Why study Computer Science?

A-level Computer Science is naturally a strong subject for those wishing to pursue Computer Science at degree level. After university, a Computer Science degree could lead to numerous fields of study and professions, such as robotics, artificial intelligence, machine learning, cloud computing, big data processing, networking, ethical hacking, computer game development, home automation or even teaching. So much of the world uses computers nowadays that having a good understanding of how computers work and how to program them would be an advantage in many areas of industry.

Course details

The course helps students understand the core academic principles of Computer Science. Classroom learning is transferred into creating real-world systems through the creation of an independent programming project. The course will develop the student's technical understanding and their ability to analyse and solve problems using computational thinking.

How the course is taught and assessed

Students must take all three components to be awarded the OCR A-level in Computer Science.

Paper 1 - Computer Systems (no calculators)

2 hours 30mins written Exam (140 marks) 40% of A level – The internal workings of the (CPU), data exchange, software development, data types and legal and ethical issues.

Paper 2 - Algorithms and Programming (no calculators)

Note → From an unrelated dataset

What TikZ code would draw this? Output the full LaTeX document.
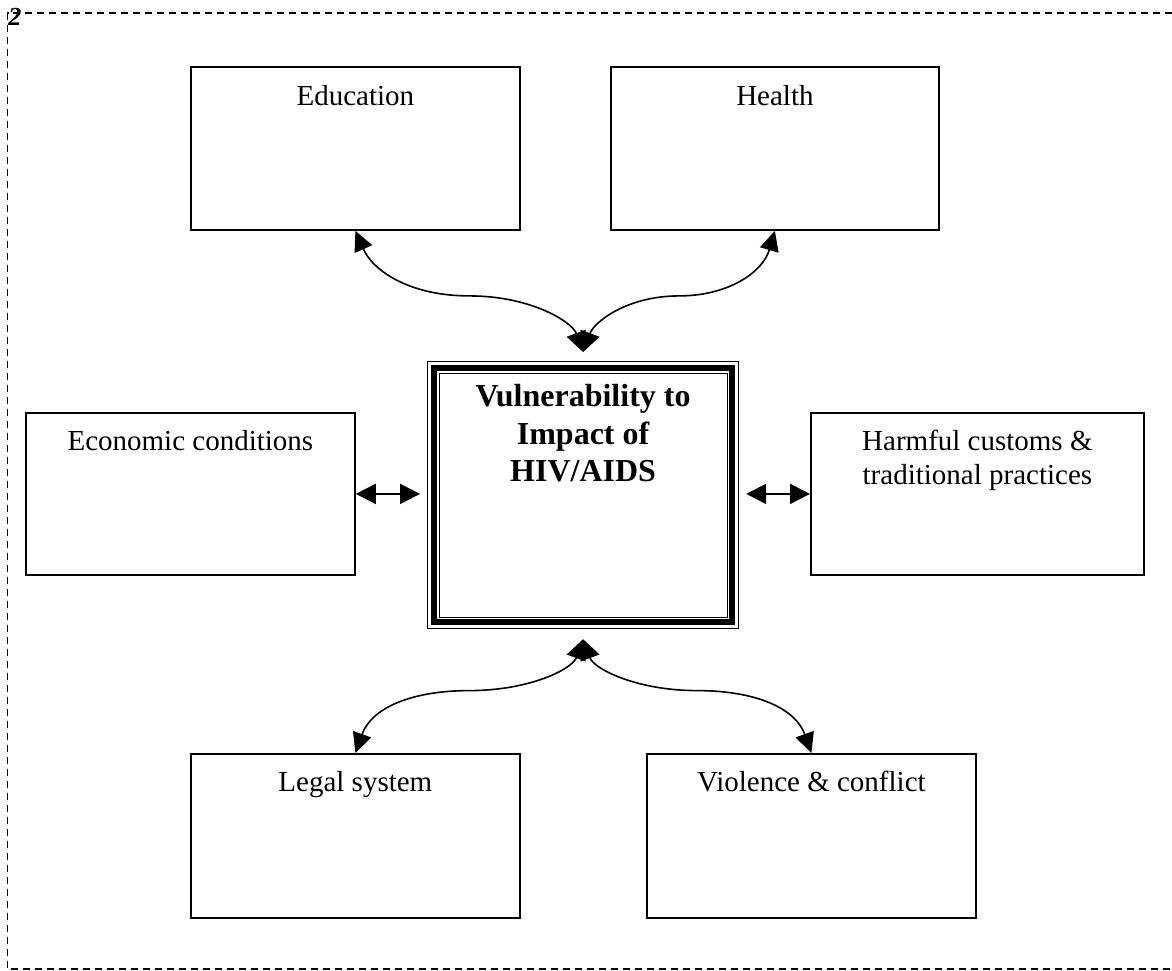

2 hours 30mins written exam (140 marks) 40% of A level – Using computational thinking to solve problems.

Non-exam assessment (NEA)

70 marks (20% of the A-level) This is an internally assessed unit moderated externally. Students will be expected to analyse a problem (10 marks) and design (15 marks), develop and test (25 marks), and evaluate and document (20 marks) a program.  The program must be written in a suitable programming language.

Entry requirements

It is not essential to have studied Computer Science at GCSE, though it is advisable for students to have undertaken some practice of programming.  The course has a significant programming element and those who have no previous experience of programming often find it very challenging.  We would expect a grade 6 in Mathematics.  There are several topics that require the ability to reason logically and apply mathematical and logical processes to solutions.  Those with an interest in mathematics will often also like Computer Science.